Penguasa yang tak sanggup melindungi masyarakat dari preman, apa pula bedanya dengan penganggur berseragam? Suruh saja mereka memimpin SPP.
Birokrat yang tak sanggup membangun jalan raya sehingga jalanan makin bergelombang dan penuh lubang, padahal jelas-jelas tugas mereka adalah membangun dan memelihara infrastruktur, dengan kata lain mereka adalah pejabat yang sejatinya mubazir dan makan gaji buta, suruh saja memegang tampuk SPP.
Tilang
Kenapa Ketua SPP haruslah orang yang kurang kerjaan, karena SPP itu sendiri juga dibentuk oleh orang-orang yang kurang kegiatan pula. Ketemu jodohlah. Mereka cuma orang-orang yang merembet cari-cari masalah lain karena tak mampu mengatasi masalah lain yang lebih hakiki di bidangnya sendiri termasuk korupsi.
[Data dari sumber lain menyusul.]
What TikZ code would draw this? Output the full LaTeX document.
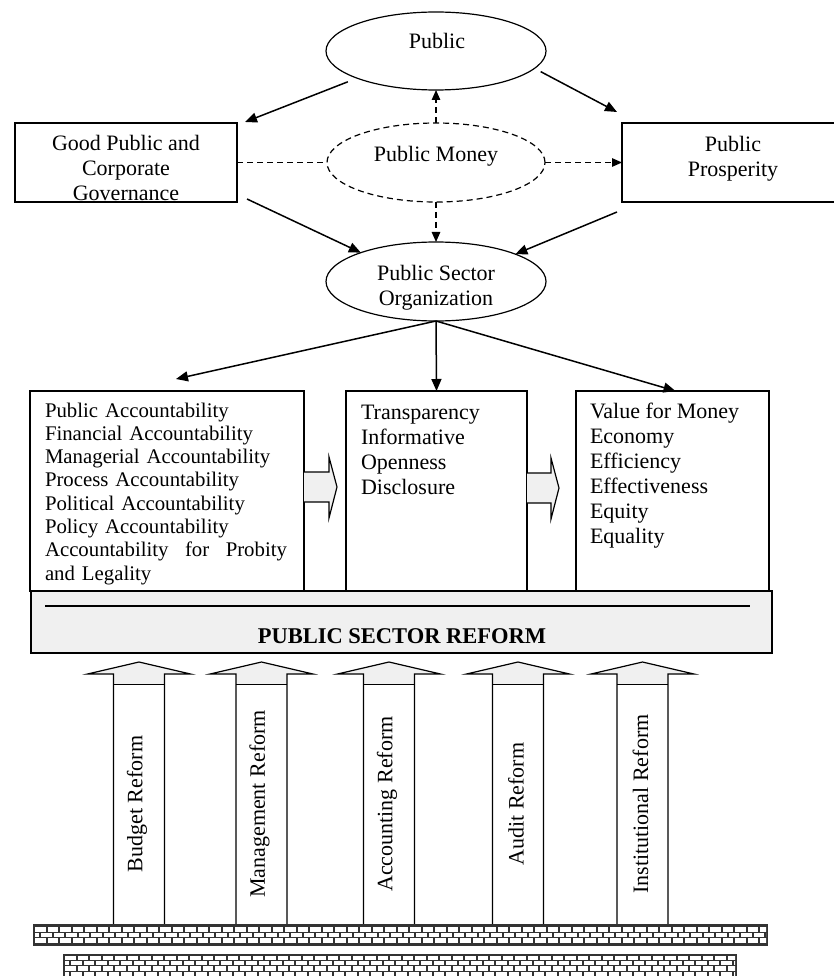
\documentclass[tikz,border=0pt]{standalone}
\usepackage{fontspec}
\setmainfont{Liberation Serif}
\usetikzlibrary{shapes.geometric,arrows.meta,calc}
\begin{document}
\begin{tikzpicture}[x=1pt,y=-1pt,
  every node/.style={inner sep=0pt, outer sep=0pt},
  lbl/.style={font=\fontsize{22}{25}\selectfont},
  lbls/.style={font=\fontsize{20.8}{23.3}\selectfont},
  ell/.style={ellipse, draw, line width=1.2pt, minimum width=220pt, minimum height=78pt},
  rbox/.style={draw, line width=1.2pt, fill=white},
  arr/.style={line width=1.5pt, -{Triangle[length=12pt,width=10pt]}},
  darr/.style={line width=1.2pt, dash pattern=on 6pt off 4pt, -{Triangle[length=10pt,width=8.5pt]}},
  dline/.style={line width=1.2pt, dash pattern=on 6pt off 4pt},
  blk/.style={fill=gray!12, draw, line width=1.2pt, line join=miter},
  brick/.style={fill=white},
]
\useasboundingbox (0,0) rectangle (834,976);

% top part
\node[ell] (pub) at (436,51) {};
\node[lbl, anchor=base] (publbl) at (437,49) {Public};

\node[ell, dash pattern=on 6pt off 4pt, minimum width=218pt, minimum height=79pt] (money) at (436,162.5) {};
\node[lbl, anchor=base] (moneylbl) at (436,162) {Public Money};

\node[rbox, minimum width=222pt, minimum height=79pt] (gov) at (126,162.5) {};
\node[lbl, align=center, anchor=north] (govlbl) at (126,133.5) {\strut Good Public and\\Corporate\\Governance};

\node[rbox, minimum width=224pt, minimum height=79pt] (pros) at (734,162.5) {};
\node[lbl, align=center, anchor=north] (proslbl) at (733,134.5) {\strut Public\\Prosperity};

\node[ell, minimum height=79pt] (pso) at (436,281.5) {};
\node[lbl, align=center, anchor=north] (psolbl) at (436,262.5) {\strut Public Sector\\Organization};

\draw[arr, shorten <=10pt] (pub.199) -- ($(gov.north east)+(8,-1)$);
\draw[arr, shorten <=7pt] (pub.350) -- ($(pros.north west)+(-5,-11)$);
\draw[arr] ($(gov.south east)+(10,-3)$) -- (pso.159);
\draw[arr] ($(pros.south west)+(-5,10)$) -- (pso.19);

\draw[darr] (money.north) -- (pub.south);
\draw[darr] (money.south) -- (pso.north);
\draw[darr] (money.east) -- (pros.west);
\draw[dline] (gov.east) -- (money.west);

% three boxes
\node[rbox, minimum width=274pt, minimum height=200pt] (acc) at (167,491) {};
\node[rbox, minimum width=181pt, minimum height=200pt] (trn) at (436.5,491) {};
\node[rbox, minimum width=193pt, minimum height=200pt] (vfm) at (672.5,491) {};

\node[lbls, anchor=north west, text width=242pt, align=left] (acctxt) at (45,400.7)
  {\strut Public Accountability\\ Financial Accountability\\ Managerial Accountability\\ Process Accountability\\ Political Accountability\\ Policy Accountability\\ \leavevmode\hbox to 242pt{Accountability\hfill for\hfill Probity}\\ and Legality};
\node[lbl, anchor=north west, align=left] (trntxt) at (361,401.5)
  {\strut Transparency\\Informative\\Openness\\Disclosure};
\node[lbl, anchor=north west, align=left] (vfmtxt) at (590,400.5)
  {\strut Value for Money\\Economy\\Efficiency\\Effectiveness\\Equity\\Equality};

\draw[arr] (pso.south) -- ($(acc.north)+(9,-12)$);
\draw[arr] (pso.south) -- (trn.north);
\draw[arr] (pso.south) -- ($(vfm.north)+(3,0)$);

% block arrows between boxes
\draw[blk] (304,472) -- (329,472) -- (329,457) -- (337,487) -- (329,518) -- (329,502) -- (304,502);
\draw[blk] (527,473) -- (551,473) -- (551,458) -- (559,488) -- (551,519) -- (551,503) -- (527,503);

% reform band
\node[draw, fill=gray!12, line width=1.2pt, minimum width=741pt, minimum height=62pt] (band) at (401.5,622) {};
\draw[line width=1.4pt] ($(band.north west)+(14,15)$) -- ($(band.north east)+(-22,15)$);
\node[font=\bfseries\fontsize{22.5}{25}\selectfont, anchor=base] (psr) at (402,643) {PUBLIC SECTOR REFORM};

% up arrows
\foreach \cx/\txt/\nm in {139/Budget Reform/r1, 261.5/Management Reform/r2, 389/Accounting Reform/r3, 518/Audit Reform/r4, 642.5/Institutional Reform/r5} {
  \fill[gray!12] ({\cx-25.5},684) -- ({\cx-25.5},674) -- ({\cx-51.5},674) -- (\cx,662) -- ({\cx+51.5},674) -- ({\cx+25.5},674) -- ({\cx+25.5},684) -- cycle;
  \draw[line width=1.2pt] ({\cx-25.5},924) -- ({\cx-25.5},674) -- ({\cx-51.5},674) -- (\cx,662) -- ({\cx+51.5},674) -- ({\cx+25.5},674) -- ({\cx+25.5},924);
  \draw[line width=1pt] ({\cx-25.5},684) -- ({\cx+25.5},684);
  \node[lbl, rotate=90] (\nm) at ({\cx-2},804) {\txt};
}

% bricks
\fill[black!80] (33,924) rectangle (768,946);
\begin{scope}
  \clip (35,926.5) rectangle (766,943);
  \foreach \r in {0,1,2} {
    \foreach \c in {0,...,60} {
      \fill[brick] ({35+\c*12.5-mod(\r,2)*6.25},{927.3+\r*5.5}) rectangle ++(10.5,4.3);
    }
  }
\end{scope}
\fill[black!80] (63,954) rectangle (737,980);
\begin{scope}
  \clip (65,955.5) rectangle (735,980);
  \foreach \r in {0,1,2,3} {
    \foreach \c in {0,...,55} {
      \fill[brick] ({65+\c*12.5-mod(\r,2)*6.25},{955.7+\r*5.35}) rectangle ++(10.5,4.2);
    }
  }
\end{scope}
\end{tikzpicture}
\end{document}
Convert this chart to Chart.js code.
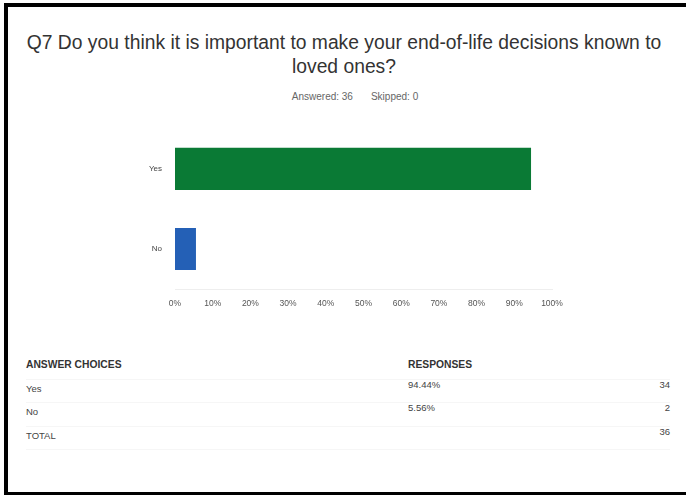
<!DOCTYPE html>
<html>
<head>
<meta charset="utf-8">
<script src="https://cdn.jsdelivr.net/npm/chart.js@4/dist/chart.umd.min.js"></script>
<style>
  html, body { margin: 0; padding: 0; background: #fff; }
  body { width: 686px; height: 495px; position: relative; overflow: hidden;
         font-family: "Liberation Sans", Arial, sans-serif; }
  .frame-top { position: absolute; left: 4px; top: 3px; width: 682px; height: 4px; background: #000; }
  .frame-left { position: absolute; left: 4px; top: 3px; width: 4px; height: 492px; background: #000; }
  .frame-bottom { position: absolute; left: 4px; top: 492px; width: 682px; height: 3px; background: #000; }
  .title { position: absolute; left: 1px; width: 686px; top: 31px; text-align: center;
           font-size: 19.3px; line-height: 24px; color: #333; white-space: nowrap; }
  .stats { position: absolute; left: 20px; width: 670px; top: 91px; text-align: center;
           font-size: 10px; color: #666; }
  .stats span { margin: 0 9px; }
  #chartBox { position: absolute; left: 0; top: 111px; width: 686px; height: 204px; }
  .tbl { position: absolute; left: 26px; top: 356px; width: 644px; font-size: 9.5px; color: #444; }
  .row { position: relative; height: 22.5px; border-bottom: 1px solid #f6f6f6; }
  .row div { position: absolute; top: 3px; }
  .row .c2, .row .c3 { top: -1px; }
  .head div, .head .c2, .head .c3 { top: 3px; }
  .c1 { left: 0; }
  .c2 { left: 382px; }
  .c3 { right: 0; text-align: right; }
  .head { font-weight: bold; color: #333; font-size: 10.3px; }
</style>
</head>
<body>
<div class="frame-top"></div>
<div class="frame-left"></div>
<div class="frame-bottom"></div>

<div class="title">Q7 Do you think it is important to make your end-of-life decisions known to<br>loved ones?</div>
<div class="stats"><span>Answered: 36</span><span>Skipped: 0</span></div>

<div id="chartBox"><canvas id="chart"></canvas></div>

<div class="tbl" id="tbl"></div>

<script>
// Survey answers
const categories = ['Yes', 'No'];
const percents = [94.44, 5.56];
const counts = [34, 2];
const totalCount = 36;
const barColors = ['#0a7a35', '#2460b6'];
const axisTicks = [0, 10, 20, 30, 40, 50, 60, 70, 80, 90, 100];

// Responses table
const tbl = document.getElementById('tbl');
function addRow(a, b, c, cls) {
  const r = document.createElement('div');
  r.className = 'row' + (cls ? ' ' + cls : '');
  r.innerHTML = '<div class="c1">' + a + '</div><div class="c2">' + b + '</div><div class="c3">' + c + '</div>';
  tbl.appendChild(r);
}
addRow('ANSWER CHOICES', 'RESPONSES', '', 'head');
categories.forEach((cat, i) => addRow(cat, percents[i].toFixed(2) + '%', counts[i]));
addRow('TOTAL', '', totalCount);

// Horizontal bar chart
new Chart(document.getElementById('chart'), {
  type: 'bar',
  data: {
    labels: categories,
    datasets: [{
      data: percents,
      backgroundColor: barColors,
      borderWidth: 0,
      barPercentage: 0.525,
      categoryPercentage: 1
    }]
  },
  options: {
    indexAxis: 'y',
    responsive: true,
    maintainAspectRatio: false,
    animation: false,
    layout: { padding: { top: 0, right: 134, left: 0, bottom: 0 } },
    plugins: { legend: { display: false }, tooltip: { enabled: false } },
    scales: {
      x: {
        min: 0, max: 100,
        afterBuildTicks: (s) => { s.ticks = axisTicks.map(v => ({ value: v })); },
        afterFit: (s) => { s.height = 26; },
        grid: { display: false, drawTicks: false },
        border: { display: true, color: '#eeeeee', width: 1 },
        ticks: {
          padding: 10,
          color: '#555',
          font: { family: 'Liberation Sans, Arial, sans-serif', size: 8.5 },
          maxRotation: 0,
          callback: (v) => v + '%'
        }
      },
      y: {
        afterFit: (s) => { s.width = 175; },
        grid: { display: false, drawTicks: false },
        border: { display: false },
        ticks: {
          padding: 13,
          color: '#444',
          font: { family: 'Liberation Sans, Arial, sans-serif', size: 8 }
        }
      }
    }
  }
});
</script>
</body>
</html>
Masih mending para aparat lalu-lintas pas nyetop di jalan. Pertanyaan mereka baru merembet ke mana-mana di luar yang hakiki seperti soal SIM dan STNK setidaknya setelah mereka menanyakan dua masalah mendasar itu.
Setelah yang mendasar seperti SIM dan STNK ternyata sudah oke, merembetlah mereka ke pertanyaan apakah lampu sign kita nyala, apakah obat-obatan P3K tersedia di laci mobil, apakah kita membawa segitiga pengaman sehingga kalau mogok di tengah jalan nggak harus ditandai dengan ranting dan daun-daun?
Nah! Apa yang sesungguhnya terjadi dengan SPP? SPP dibentuk sebelum persoalan yang lebih hakiki, yakni korupsi, betul-betul diselesaikan sampai ke akar-akarnya.
Ngeres
Kenapa pekerjaan SPP saya sebut pekerjaan bagi orang yang kurang kesibukan?
Karena "pornografi" pengertiannya sangat tidak jelas, tergantung pikiran masing-masing pengamat. Rok mini misalnya, bisa dianggap pornografis kalau pikiran pengamatnya memang ngeres. Sebaliknya, rok mini tak jadi pornografis jika otak yang menerawangnya tak berpikiran mesum.
Sedangkan korupsi?
Korupsi mau dilihat dari segi positif maupun negatif, tetap saja sudah jelas-jelas merugikan negara. Obyektif. Sudah obyektif begitu saja, eh, masih banyak kasus korupsi terkatung-katung karena, antara lain, kerugian negaranya belum bisa dibuktikan.
Jika untuk korupsi yang tolok ukurnya obyektif dan jelas saja Ketua KPK tak sanggup berkutik banyak, apalagi Ketua SPP yang definisi obyek kerjaannya sangat nggak jelas: Pornografi?
Pepaya
Tak usah melihat belah dada perempuan yang kerah bajunya rendah, laki-laki yang pikirannya memang ngeres menatap buah pepaya tergantung alami di pohon saja sudah terangsang. Sama halnya perempuan yang memang pikirannya ke seks melulu. Mereka melihat tumpukan mentimun dan pisang di pasar saja bisa senyum-senyum sendiri.
Bagi seseorang, porno atau tidaknya suatu hal sangat tergantung pada bagaimana pendidikannya sejak kanak-kanak dari lingkungannya, khususnya dari orangtuanya.
Jika sejak kecil secara bertahap lingkungan sudah mengajar bahwa seks adalah hal alami dan tak jorok, maka generasi itu menjadi kaum yang tak cuma ngiler melihat rok mini. Lebih dalam dari sekadar ngiler, bisa jadi mereka akan mensyukuri keindahan tersebut sebagai karunia Tuhan.
Apalagi jika lingkungan sejak dini mengajar bahwa seks perbuatan yang mesti terselenggara atas dasar cinta sama cinta. Rok mini hanya terhenti sebagai keindahan seperti musik dan lukisan. Perbuatan intim sebagai kelanjutan atas keindahan itu masih memerlukan cinta dan berbagai upacara.
Tapi bagaimana lingkungan akan mengajarkan spirit seks yang suci dan sakral jika khalayak itu masih stres terpuruk kemiskinan, berkubang kemelaratan akibat hak-hak dasar mereka sirna dirampok para koruptor?
Dalam kekufuran seperti itu, lebih-lebih dengan akan naiknya harga BBM, kita malah sibuk membentuk Satgas Pencegahan Pornografi dan justru berusaha secara sistematis memperlemah KPK.